Memorial Day

May 26, 2009

By Jacob Quinn Sanders
Arkansas Democrat-Gazette

The responsibility for all 22,203 American flags — one each for every grave in the Little Rock National Cemetery — belonged to two men clad in muddy work boots and jumpsuits with their first names stenciled on the breast.

Charlie Phillips and Anthony Hood were the only two cemetery caretakers working on Memorial Day. The wind would blow flags down into the mud and they would set them back up or replace them. If someone needed to find a grave in the 31.7-acre cemetery, they’d show the way.

Phillips and Hood make between $13 and $14 an hour for this work. Both are veterans.

Phillips, 57, said he served in the Navy during what he called the “Vietnam era.” He’s worked at the cemetery since 2003.

Hood is 49, an Army veteran of Desert Storm, and has worked there for a month and a half.

“I just feel like this was my destiny, man,” Hood said. “Like I was supposed to come here, supposed to have this job.
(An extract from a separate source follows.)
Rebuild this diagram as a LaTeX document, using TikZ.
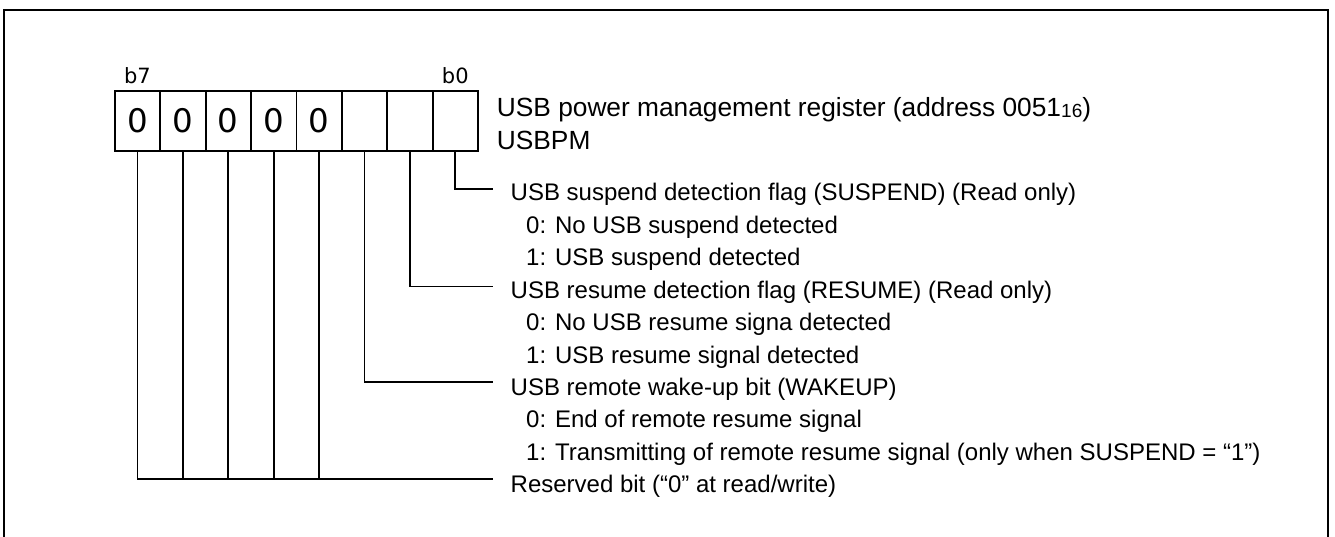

I’m very blessed.”

Hood was one of 500 people who lost jobs when Target Corp. closed its massive distribution center in Maumelle at the beginning of April. He heard about the job from a friend in the service.

“I thought they’d have me just come out here to cut grass,” he said. “But we don’t cut grass. We have a contractor for that.”

Phillips arrived after getting transferred from another federal job at the John L. McClellan Veterans Memorial Hospital in Little Rock. With a gold tooth and an easy manner, he’s worked at the cemetery long enough to point visitors to the right place from memory.

“Section 14?” he said to one visitor Monday morning. “You’re in Section 14. But you’re at about No. 500 or No. 700. You need No. 1760; that’s going to be up the hill right there.”

Hood just shook his head.

“Charlie has a whole map of this place in his head,” he said. “He can find anything and anybody.”

Caretakers at the Little Rock National Cemetery open and close graves before and after burial, carry urns and sometimes caskets, and place and clean headstones. Most of the graves are chronological from the date of death.

The cemetery is closed to new graves, Director Deborah Kendrick said, but will inter family members in plots either already assigned or on top of relatives in existing graves.

Jobs at the cemetery get posted first to veterans groups.

“We have a strong preference for veterans in those positions,” she said.

In job interviews, she tries to find out whether soldiers, sailors, airmen and Marines working around deceased servicemen will be an issue.

“I am always sure to ask an applicant, ‘Do you have a problem with that?’” she said. “It is obviously a concern. But in reality, there’s never a problem. They treat these people and their family like they would their own brothers, with that much care. It’s a very strong connection they feel.”

The connection becomes even stronger on days like Memorial Day when cemetery traffic increases, bringing more families. An average day will see anywhere from 50 to 100 visitors. On Memorial Day, cemetery officials expect at least five times that.

Boy Scouts and students from Horace Mann Arts & Science Magnet Middle School helped the caretakers set the flags out beginning Thursday.

“Usually we’ll start the Friday before,” Phillips said, “but this year, with the weather, we needed to get a jump on it.”

Just before the sun came out as Monday morning turned into Monday afternoon, Hood reached down into a puddle and picked up the small flag in front of the headstone belonging to Allen William Knutson, from Missouri, an Army private first class and World War II veteran who died April 21, 1967.

A few rows down the hill, he did the same for Kirk Vaughn, a native of Arkansas, a mess sergeant and veteran of World War I who died May 4, 1967. Then he did it again for Ulyses Charles Cook of Mississippi, a World War I Marine Corps private who died Jan. 14, 1967.

“These are all my brothers,” Hood said.

Deeper into the rows of headstones, Phillips worked briskly resetting flags into the mud as he walked past names — Whipple, McDaniel, McGhee — he did not pause to read.

The hard rain left the white headstones splattered with mud. When it dries, Phillips and Hood will come out with brooms and sweep off the dirt.

“That’s the least we can do,” Phillips said. “If they ain’t earned that much, I don’t even know what to say.”